Job growth in Australia unexpectedly came almost to a standstill in September, with a rise of only 900, compared to market expectations for a gain of about 25 000. Full time jobs rose modestly (13.3k). Part time employment declined. The participation rate stabilized at 66.6%. At the same time, the unemployment rate stayed very low at 3.5%. The labour market gradually moving to a more balanced condition supports the case for the RBA holding to a slower pace of rate hikes. At the October 4 meeting the RBA raised to policy rate by ‘only’ 25 bps to 2.6%, while markets expected a bigger increase. For the next RBA meeting on November 1, the market expects a similar 25 bps step. Despite the softer than expected labour market data, Australian bond yields are rising about 13 bps across the curve this morning on the global market repositioning. AUD/USD dropped to currently trade in the 0.6245 area, with the cycle low set earlier this month at 0.617.

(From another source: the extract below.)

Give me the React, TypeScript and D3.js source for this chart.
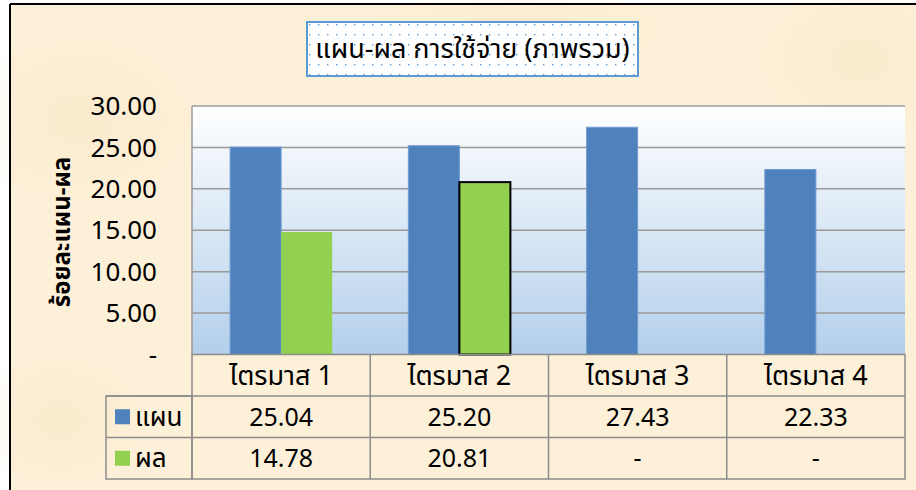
import React from 'react'
import * as d3 from 'd3'

const categories = ['ไตรมาส 1', 'ไตรมาส 2', 'ไตรมาส 3', 'ไตรมาส 4']
const seriesNames = ['แผน', 'ผล']
const planValues: (number | null)[] = [25.04, 25.2, 27.43, 22.33]
const actualValues: (number | null)[] = [14.78, 20.81, null, null]
const yTicks = [0, 5, 10, 15, 20, 25, 30]
const colors = ['#4f81bd', '#92d050']

const width = 916
const height = 490
const plot = { left: 192, right: 905, top: 106, bottom: 354.5 }
const rowH = 41.5
const tableLeft = 106
const font = "Tahoma, 'Noto Sans Thai', 'Loma', 'Garuda', 'DejaVu Sans', sans-serif"

const x0 = d3.scaleBand<string>().domain(categories).range([plot.left, plot.right]).padding(0)
const x1 = d3
  .scaleBand<string>()
  .domain(seriesNames)
  .range([0, x0.bandwidth()])
  .paddingInner(0)
  .paddingOuter(0.747)
const y = d3.scaleLinear().domain([0, 30]).range([plot.bottom, plot.top])

const fmt = (v: number | null) => (v == null ? '-' : d3.format('.2f')(v))
const tickFmt = (v: number) => (v === 0 ? '-' : d3.format('.2f')(v))

const rows = [planValues, actualValues]

export default function App() {
  return (
    <svg
      width={width}
      height={height}
      style={{ position: 'fixed', left: 0, top: 0, background: '#fff' }}
      fontFamily={font}
    >
      <defs>
        <linearGradient id="plotBg" x1="0" y1="0" x2="0" y2="1">
          <stop offset="0" stopColor="#ffffff" />
          <stop offset="1" stopColor="#b3cfeb" />
        </linearGradient>
        <radialGradient id="blot" cx="0.5" cy="0.5" r="0.5">
          <stop offset="0" stopColor="#f8e6c4" stopOpacity="0.5" />
          <stop offset="1" stopColor="#f8e6c4" stopOpacity="0" />
        </radialGradient>
        <pattern id="dots" width="9" height="10" patternUnits="userSpaceOnUse">
          <rect width="9" height="10" fill="#fff" />
          <rect x="3" y="4" width="1.4" height="1.4" fill="#5b9bd5" />
        </pattern>
      </defs>

      {/* parchment background */}
      <rect x={10} y={4} width={width - 10} height={height - 4} fill="#fdf0d8" />
      <ellipse cx={80} cy={120} rx={120} ry={90} fill="url(#blot)" />
      <ellipse cx={860} cy={60} rx={110} ry={80} fill="url(#blot)" />
      <ellipse cx={520} cy={30} rx={160} ry={40} fill="url(#blot)" />
      <ellipse cx={60} cy={420} rx={90} ry={70} fill="url(#blot)" />
      <line x1={10} x2={10} y1={4} y2={height} stroke="#000" strokeWidth={2} />
      <line x1={10} x2={width} y1={4} y2={4} stroke="#000" strokeWidth={2} />

      {/* title */}
      <rect x={307} y={22} width={331} height={54} fill="url(#dots)" stroke="#5b9bd5" strokeWidth={2} />
      <text x={472.5} y={58} textAnchor="middle" fontSize={27} fill="#000">
        แผน-ผล การใช้จ่าย (ภาพรวม)
      </text>

      {/* plot area */}
      <rect
        x={plot.left}
        y={plot.top}
        width={plot.right - plot.left}
        height={plot.bottom - plot.top}
        fill="url(#plotBg)"
      />
      {yTicks.slice(1).map(t => (
        <line
          key={t}
          x1={plot.left}
          x2={plot.right}
          y1={y(t)}
          y2={y(t)}
          stroke="#9a9a9a"
          strokeWidth={1.5}
        />
      ))}
      <line x1={plot.left} x2={plot.left} y1={plot.top} y2={plot.bottom} stroke="#9a9a9a" strokeWidth={1.5} />

      {/* bars */}
      {categories.map((c, i) => (
        <g key={c} transform={`translate(${x0(c)},0)`}>
          {rows.map((vals, s) => {
            const v = vals[i]
            if (v == null) return null
            return (
              <rect
                key={s}
                x={x1(seriesNames[s])}
                y={y(v)}
                width={x1.bandwidth()}
                height={y(0) - y(v)}
                fill={colors[s]}
                stroke={s === 1 && i === 1 ? '#000' : s === 0 ? '#6f9bd0' : 'none'}
                strokeWidth={s === 1 && i === 1 ? 2 : 1}
              />
            )
          })}
        </g>
      ))}

      {/* y axis labels */}
      {yTicks.map(t => (
        <text key={t} x={157} y={y(t)} dy="0.35em" textAnchor="end" fontSize={26} fill="#000">
          {tickFmt(t)}
        </text>
      ))}
      <text
        transform={`translate(70,${232}) rotate(-90)`}
        textAnchor="middle"
        fontSize={24}
        fontWeight="bold"
        fill="#000"
      >
        ร้อยละแผน-ผล
      </text>

      {/* data table */}
      <g stroke="#8c8c8c" strokeWidth={1.5} fill="none">
        <rect x={plot.left} y={plot.bottom} width={plot.right - plot.left} height={rowH * 3} />
        <rect x={tableLeft} y={plot.bottom + rowH} width={plot.left - tableLeft} height={rowH * 2} />
        <line x1={tableLeft} x2={plot.right} y1={plot.bottom + rowH} y2={plot.bottom + rowH} />
        <line x1={tableLeft} x2={plot.right} y1={plot.bottom + rowH * 2} y2={plot.bottom + rowH * 2} />
        {categories.slice(1).map(c => (
          <line key={c} x1={x0(c)} x2={x0(c)} y1={plot.bottom} y2={plot.bottom + rowH * 3} />
        ))}
      </g>
      {categories.map(c => (
        <text
          key={c}
          x={(x0(c) as number) + x0.bandwidth() / 2}
          y={plot.bottom + rowH / 2}
          dy="0.35em"
          textAnchor="middle"
          fontSize={27}
          fill="#000"
        >
          {c}
        </text>
      ))}
      {rows.map((vals, s) => (
        <g key={s}>
          <rect
            x={115}
            y={plot.bottom + rowH * (s + 1.5) - 7.5}
            width={15}
            height={15}
            fill={colors[s]}
          />
          <text x={135} y={plot.bottom + rowH * (s + 1.5)} dy="0.35em" fontSize={26} fill="#000">
            {seriesNames[s]}
          </text>
          {categories.map((c, i) => (
            <text
              key={c}
              x={(x0(c) as number) + x0.bandwidth() / 2}
              y={plot.bottom + rowH * (s + 1.5)}
              dy="0.35em"
              textAnchor="middle"
              fontSize={25}
              fill="#000"
            >
              {fmt(vals[i])}
            </text>
          ))}
        </g>
      ))}
    </svg>
  )
}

The Bank of Japan this morning announced an unscheduled bond buying operation as the broader rise in global yields pushed the 10-y Japanese government bond yield above the 0.25% cap. To prevent a further rise the BOJ announced to buy an unlimited amount of 10-y Notes at a 0.25% yield. The BoJ also intends to by JPY 250 bln of bonds starting from a maturity of 5-year. The operation today illustrates that the BoJ continues to withstand the global trend op yield normalization, which also translates into persistent weakness of the Japanese currency. This weakening in September also resulted in a 44.9% Y/Y rise in the import bill. However, the value of exports also rose to 28.2% to JPY 8.8 trillion record level, slightly easing the adjusted trade deficit to JPY 2.01 trillion.